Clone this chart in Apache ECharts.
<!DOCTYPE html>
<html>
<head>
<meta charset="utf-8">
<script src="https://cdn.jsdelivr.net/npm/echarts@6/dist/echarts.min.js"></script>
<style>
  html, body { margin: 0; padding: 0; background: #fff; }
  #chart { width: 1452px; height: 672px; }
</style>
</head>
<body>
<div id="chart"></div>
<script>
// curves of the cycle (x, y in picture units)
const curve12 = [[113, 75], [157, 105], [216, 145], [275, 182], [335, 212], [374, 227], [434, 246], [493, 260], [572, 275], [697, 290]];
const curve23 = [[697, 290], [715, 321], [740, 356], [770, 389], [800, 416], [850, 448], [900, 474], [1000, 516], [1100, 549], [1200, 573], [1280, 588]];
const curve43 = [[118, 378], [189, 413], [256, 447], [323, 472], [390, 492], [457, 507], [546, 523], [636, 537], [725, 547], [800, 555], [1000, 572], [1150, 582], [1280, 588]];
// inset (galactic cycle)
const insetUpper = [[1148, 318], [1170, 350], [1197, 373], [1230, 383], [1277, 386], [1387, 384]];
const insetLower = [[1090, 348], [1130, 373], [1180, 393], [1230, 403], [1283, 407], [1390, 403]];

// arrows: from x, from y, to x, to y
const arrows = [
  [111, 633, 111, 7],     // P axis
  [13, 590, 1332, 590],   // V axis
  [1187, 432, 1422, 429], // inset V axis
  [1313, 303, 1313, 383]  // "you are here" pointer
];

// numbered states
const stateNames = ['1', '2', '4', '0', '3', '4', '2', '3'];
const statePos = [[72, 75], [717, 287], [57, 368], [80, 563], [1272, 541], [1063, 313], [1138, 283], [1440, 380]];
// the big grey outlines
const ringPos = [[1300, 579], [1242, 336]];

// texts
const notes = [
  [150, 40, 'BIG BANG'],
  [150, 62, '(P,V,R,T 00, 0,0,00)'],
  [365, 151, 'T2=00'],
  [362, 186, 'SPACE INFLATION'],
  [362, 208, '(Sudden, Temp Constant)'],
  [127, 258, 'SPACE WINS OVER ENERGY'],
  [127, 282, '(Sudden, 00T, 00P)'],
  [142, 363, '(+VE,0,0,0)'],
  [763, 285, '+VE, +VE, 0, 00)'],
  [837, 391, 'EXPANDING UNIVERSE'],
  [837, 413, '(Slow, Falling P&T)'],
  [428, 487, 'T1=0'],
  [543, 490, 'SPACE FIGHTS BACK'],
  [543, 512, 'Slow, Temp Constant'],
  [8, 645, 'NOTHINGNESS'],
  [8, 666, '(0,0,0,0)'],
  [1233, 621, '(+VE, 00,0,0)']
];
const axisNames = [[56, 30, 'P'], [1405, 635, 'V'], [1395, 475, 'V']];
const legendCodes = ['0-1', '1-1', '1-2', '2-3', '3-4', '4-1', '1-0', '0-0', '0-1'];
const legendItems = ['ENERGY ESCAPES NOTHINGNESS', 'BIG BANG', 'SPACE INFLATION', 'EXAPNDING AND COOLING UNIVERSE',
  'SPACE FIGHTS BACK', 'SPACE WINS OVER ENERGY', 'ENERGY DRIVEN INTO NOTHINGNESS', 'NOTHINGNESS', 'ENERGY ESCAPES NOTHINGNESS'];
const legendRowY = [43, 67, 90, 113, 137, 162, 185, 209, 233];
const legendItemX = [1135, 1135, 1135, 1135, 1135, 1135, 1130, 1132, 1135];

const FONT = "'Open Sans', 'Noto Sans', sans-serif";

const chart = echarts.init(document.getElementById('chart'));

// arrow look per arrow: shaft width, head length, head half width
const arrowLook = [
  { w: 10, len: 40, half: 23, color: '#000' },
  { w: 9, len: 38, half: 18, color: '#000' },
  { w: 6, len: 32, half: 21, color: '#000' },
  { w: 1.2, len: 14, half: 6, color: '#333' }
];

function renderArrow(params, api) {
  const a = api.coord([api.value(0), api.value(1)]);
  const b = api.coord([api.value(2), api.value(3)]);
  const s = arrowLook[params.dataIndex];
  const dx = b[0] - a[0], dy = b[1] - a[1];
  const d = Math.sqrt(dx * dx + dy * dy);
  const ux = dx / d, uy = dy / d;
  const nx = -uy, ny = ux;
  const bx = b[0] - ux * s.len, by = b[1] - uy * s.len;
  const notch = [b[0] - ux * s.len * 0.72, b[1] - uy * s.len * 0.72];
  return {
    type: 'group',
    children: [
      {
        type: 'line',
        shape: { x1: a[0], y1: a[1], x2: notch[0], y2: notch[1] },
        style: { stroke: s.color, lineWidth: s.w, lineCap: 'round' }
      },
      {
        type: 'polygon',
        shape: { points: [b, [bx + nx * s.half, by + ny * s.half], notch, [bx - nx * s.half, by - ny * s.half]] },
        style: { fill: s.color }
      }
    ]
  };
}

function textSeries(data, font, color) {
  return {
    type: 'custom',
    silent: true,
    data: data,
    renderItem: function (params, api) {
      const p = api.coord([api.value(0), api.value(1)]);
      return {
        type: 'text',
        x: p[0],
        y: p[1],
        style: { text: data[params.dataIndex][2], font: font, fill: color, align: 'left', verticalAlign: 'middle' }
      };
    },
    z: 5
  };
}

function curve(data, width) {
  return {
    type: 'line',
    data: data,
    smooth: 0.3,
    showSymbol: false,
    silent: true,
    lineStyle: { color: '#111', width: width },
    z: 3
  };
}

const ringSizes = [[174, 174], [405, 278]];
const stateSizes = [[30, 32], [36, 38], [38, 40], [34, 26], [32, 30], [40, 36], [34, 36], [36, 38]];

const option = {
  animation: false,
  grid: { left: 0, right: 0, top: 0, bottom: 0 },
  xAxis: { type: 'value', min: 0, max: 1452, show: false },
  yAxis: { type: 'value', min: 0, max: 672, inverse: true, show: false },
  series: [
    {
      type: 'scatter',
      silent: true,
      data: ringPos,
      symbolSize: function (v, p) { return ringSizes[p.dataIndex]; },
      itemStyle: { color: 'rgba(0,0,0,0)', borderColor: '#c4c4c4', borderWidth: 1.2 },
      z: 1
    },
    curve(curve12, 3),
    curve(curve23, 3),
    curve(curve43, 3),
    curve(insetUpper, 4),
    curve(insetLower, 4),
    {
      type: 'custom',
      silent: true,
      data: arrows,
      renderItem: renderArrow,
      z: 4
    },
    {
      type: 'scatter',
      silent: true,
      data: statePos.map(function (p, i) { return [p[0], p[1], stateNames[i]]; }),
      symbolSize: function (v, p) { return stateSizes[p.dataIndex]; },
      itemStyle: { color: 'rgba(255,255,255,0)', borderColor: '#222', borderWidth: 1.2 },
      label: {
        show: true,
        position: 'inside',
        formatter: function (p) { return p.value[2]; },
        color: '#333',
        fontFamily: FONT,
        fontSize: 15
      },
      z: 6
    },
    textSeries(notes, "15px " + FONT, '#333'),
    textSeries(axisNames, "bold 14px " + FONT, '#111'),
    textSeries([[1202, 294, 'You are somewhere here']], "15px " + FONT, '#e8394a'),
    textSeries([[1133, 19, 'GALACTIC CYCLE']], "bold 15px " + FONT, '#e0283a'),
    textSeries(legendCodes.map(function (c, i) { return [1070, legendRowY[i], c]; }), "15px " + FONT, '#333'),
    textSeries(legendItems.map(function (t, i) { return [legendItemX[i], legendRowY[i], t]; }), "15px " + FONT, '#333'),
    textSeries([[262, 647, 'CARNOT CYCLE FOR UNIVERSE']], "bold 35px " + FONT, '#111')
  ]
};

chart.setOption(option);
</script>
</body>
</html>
---
What to produce: Only the lines from the top of the data through the line that contains "const ringPos = [[1300, 579], [1242, 336]];" should be quoted, exactly as they stand.

Reply to the task:
Clone this chart in Apache ECharts.
<!DOCTYPE html>
<html>
<head>
<meta charset="utf-8">
<script src="https://cdn.jsdelivr.net/npm/echarts@6/dist/echarts.min.js"></script>
<style>
  html, body { margin: 0; padding: 0; background: #fff; }
  #chart { width: 1452px; height: 672px; }
</style>
</head>
<body>
<div id="chart"></div>
<script>
// curves of the cycle (x, y in picture units)
const curve12 = [[113, 75], [157, 105], [216, 145], [275, 182], [335, 212], [374, 227], [434, 246], [493, 260], [572, 275], [697, 290]];
const curve23 = [[697, 290], [715, 321], [740, 356], [770, 389], [800, 416], [850, 448], [900, 474], [1000, 516], [1100, 549], [1200, 573], [1280, 588]];
const curve43 = [[118, 378], [189, 413], [256, 447], [323, 472], [390, 492], [457, 507], [546, 523], [636, 537], [725, 547], [800, 555], [1000, 572], [1150, 582], [1280, 588]];
// inset (galactic cycle)
const insetUpper = [[1148, 318], [1170, 350], [1197, 373], [1230, 383], [1277, 386], [1387, 384]];
const insetLower = [[1090, 348], [1130, 373], [1180, 393], [1230, 403], [1283, 407], [1390, 403]];

// arrows: from x, from y, to x, to y
const arrows = [
  [111, 633, 111, 7],     // P axis
  [13, 590, 1332, 590],   // V axis
  [1187, 432, 1422, 429], // inset V axis
  [1313, 303, 1313, 383]  // "you are here" pointer
];

// numbered states
const stateNames = ['1', '2', '4', '0', '3', '4', '2', '3'];
const statePos = [[72, 75], [717, 287], [57, 368], [80, 563], [1272, 541], [1063, 313], [1138, 283], [1440, 380]];
// the big grey outlines
const ringPos = [[1300, 579], [1242, 336]];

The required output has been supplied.